Many times throughout my career as a podiatrist I've had patients come to me with toenails that have turned black. Most often a black toenail is simply the result of nail trauma. The nail turned black because the person's a runner or a skier and they wore shoes or boots that were just too tight. Or they loved to tinker with their car and they dropped a tire iron on their toe. Sometimes kicking a solid object too hard can also cause a blackened nail to arise.
But sometimes a black toenail can be the sign of toenail fungus or even worse, melanoma. That's why it's so important to see a Seattle podiatrist if you notice your toenail is black or turning black.
A black nail can be a sign of onychomycosis or fungal nails. In Seattle, our feet are covered in socks and shoes or boots most of the year. And many of us wear cotton socks that keep our feet slightly damp. This is the perfect environment for toenail fungus to thrive.
Some of us are more prone to nail fungus due to our genetics.

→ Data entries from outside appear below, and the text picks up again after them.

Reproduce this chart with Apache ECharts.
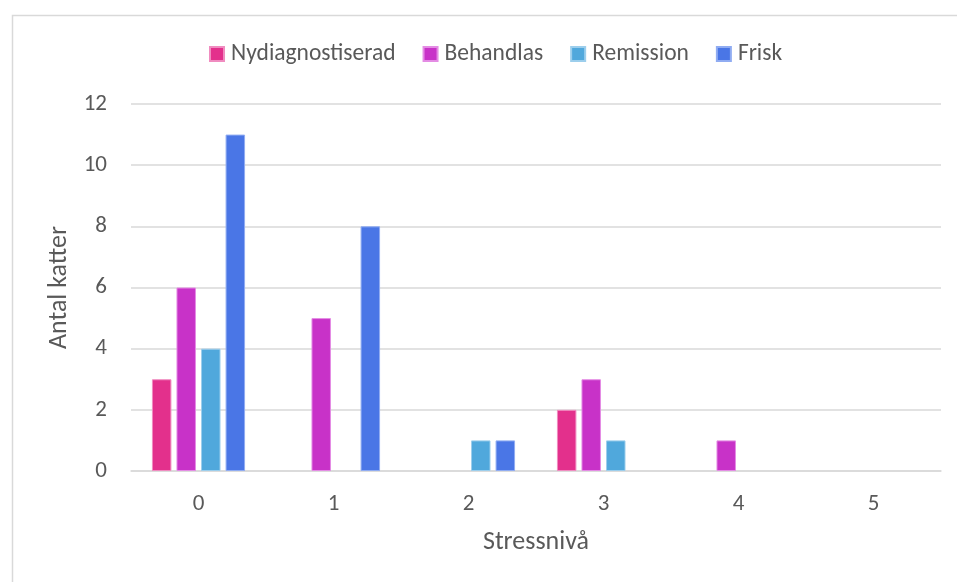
<!DOCTYPE html>
<html>
<head>
<meta charset="utf-8">
<script src="https://cdn.jsdelivr.net/npm/echarts@6/dist/echarts.min.js"></script>
<style>
  html, body { margin: 0; padding: 0; background: #ffffff; }
  #chart { width: 957px; height: 582px; }
</style>
</head>
<body>
<div id="chart"></div>
<script>
// Stress levels on the x axis
const categories = ['0', '1', '2', '3', '4', '5'];

// Number of cats per stress level, by disease status
const nydiagnostiserad = [3, 0, 0, 2, 0, 0];
const behandlas        = [6, 5, 0, 3, 1, 0];
const remission        = [4, 0, 1, 1, 0, 0];
const frisk            = [11, 8, 1, 0, 0, 0];

const seriesNames  = ['Nydiagnostiserad', 'Behandlas', 'Remission', 'Frisk'];
const seriesValues = [nydiagnostiserad, behandlas, remission, frisk];
const seriesColors = ['#E3308C', '#C832C8', '#50A8DC', '#4A76E6'];
const seriesBorders = ['#F08CC0', '#E48CE4', '#9CCEEC', '#90ACF2'];

const textColor = '#595959';
const font = 'Carlito, Lato, sans-serif';

const chart = echarts.init(document.getElementById('chart'));

chart.setOption({
  animation: false,
  backgroundColor: '#ffffff',
  textStyle: { fontFamily: font, color: textColor },
  graphic: [{
    type: 'rect',
    left: 10, top: 13,
    shape: { width: 990, height: 620 },
    style: { fill: 'none', stroke: '#d9d9d9', lineWidth: 1.5 },
    silent: true,
    z: -1
  }],
  legend: {
    top: 37,
    left: 204,
    itemWidth: 14,
    itemHeight: 14,
    itemGap: 27,
    icon: 'rect',
    textStyle: { fontFamily: font, fontSize: 23.5, color: textColor, padding: [0, 0, 0, 2] },
    data: seriesNames
  },
  grid: { left: 131, right: 16, top: 104, bottom: 111, containLabel: false },
  xAxis: {
    type: 'category',
    data: categories,
    name: 'Stressnivå',
    nameLocation: 'middle',
    nameGap: 58,
    nameTextStyle: { fontFamily: font, fontSize: 26, color: textColor },
    axisLine: { lineStyle: { color: '#d9d9d9', width: 1.5 } },
    axisTick: { show: false },
    axisLabel: { fontFamily: font, fontSize: 23, color: textColor, margin: 22 }
  },
  yAxis: {
    type: 'value',
    min: 0, max: 12, interval: 2,
    name: 'Antal katter',
    nameLocation: 'middle',
    nameGap: 51,
    nameRotate: 90,
    nameTextStyle: { fontFamily: font, fontSize: 26, color: textColor },
    axisLine: { show: false },
    axisTick: { show: false },
    axisLabel: { fontFamily: font, fontSize: 23, color: textColor, margin: 24 },
    splitLine: { lineStyle: { color: '#d9d9d9', width: 1.5 } }
  },
  series: seriesNames.map((name, i) => ({
    name: name,
    type: 'bar',
    // empty cells are left without a bar
    data: seriesValues[i].map(v => (v === 0 ? null : v)),
    barGap: '26%',
    barCategoryGap: '31%',
    itemStyle: { color: seriesColors[i], borderColor: seriesBorders[i], borderWidth: 1 }
  }))
});
</script>
</body>
</html>
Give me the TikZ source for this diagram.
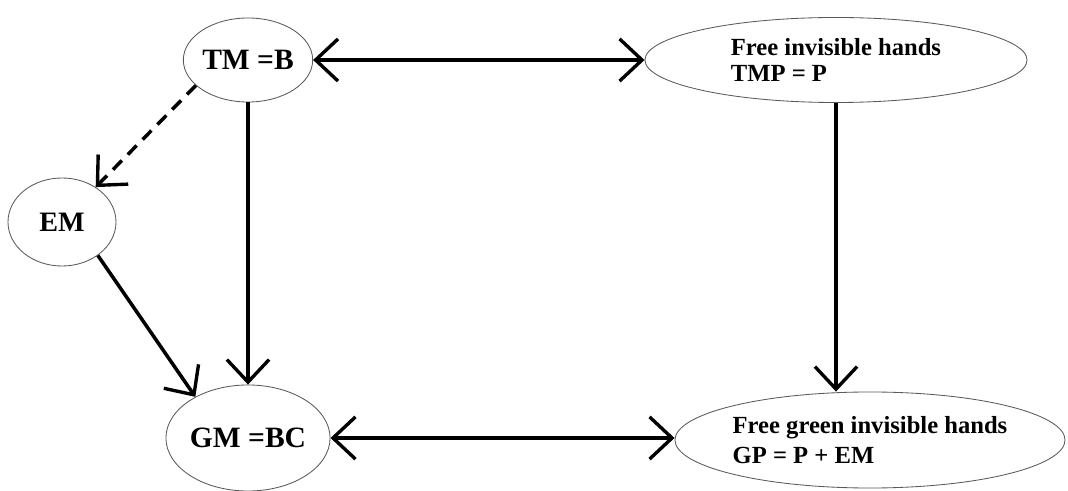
\documentclass[tikz,border=0pt]{standalone}
\usepackage{fontspec}
\setmainfont{Liberation Serif}
\usetikzlibrary{shapes.geometric,arrows.meta}
\begin{document}
\begin{tikzpicture}[x=0.025cm,y=-0.025cm,>={Straight Barb[length=16pt,width=30pt,line width=2.4pt]},
  oval/.style={ellipse,draw=black!65,line width=0.6pt,inner sep=0pt},
  link/.style={line width=2.5pt}]
\useasboundingbox (0,0) rectangle (1068,491);

\node[oval,minimum width=2.95cm,minimum height=2.1cm,font=\bfseries\fontsize{21}{25}\selectfont] (tm) at (248,60) {TM =B};
\node[oval,minimum width=9.55cm,minimum height=2.125cm,align=left,font=\bfseries\fontsize{17.5}{18}\selectfont] (free) at (836,60) {Free invisible hands\\TMP = P};
\node[oval,minimum width=2.7cm,minimum height=2.2cm,font=\bfseries\fontsize{20}{24}\selectfont] (em) at (62,222) {EM};
\node[oval,minimum width=3.65cm,minimum height=2.65cm,font=\bfseries\fontsize{21}{25}\selectfont] (gm) at (248,438) {GM =BC};
\node[oval,minimum width=9.75cm,minimum height=2.4cm,align=left,font=\bfseries\fontsize{17.5}{21.5}\selectfont] (green) at (870,440) {Free green invisible hands\\GP = P + EM};

\draw[link,<->] (tm) -- (free);
\draw[link,->] (tm) -- (gm);
\draw[link,->,dash pattern=on 9pt off 6pt] (tm.206) -- (em.46);
\draw[link,->] (em.317) -- (gm.142);
\draw[link,->] (free.south) -- (free.south |- green.north);
\draw[link,<->] (gm.east) -- (gm.east -| green.west);
\end{tikzpicture}
\end{document}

Runners and other active people also are at greater risk due to repetitive pressure on the nail bed which causes it to lift slightly allowing the fungus in where it can set up shop.
Fungal nails can be difficult to treat particularly if it's been a longstanding problem and the nail has thickened or the patient is immunocompromised.
It's best to get this condition treated as early as possible to ensure the best chance of success. To learn more about treatment visit our Seattle Fungal Toenail Center. To prevent it use socks that wick away moisture, alternate shoes on a daily basis, or use a UV light shoe sanitizer.
At worst a black toenail is diagnosed as melanoma, a very dangerous form of skin cancer. Melanoma tends to grow very slowly so it's important not to dismiss it. In fact, melanoma is the most common cancer of the feet. Unlike our faces which we look at every day, many of us ignore our feet.
When melanoma is found on the feet there is a much higher death rate than when it's located somewhere else on the body. That's because it's more likely to be discovered it when it's already too advanced to adequately treat.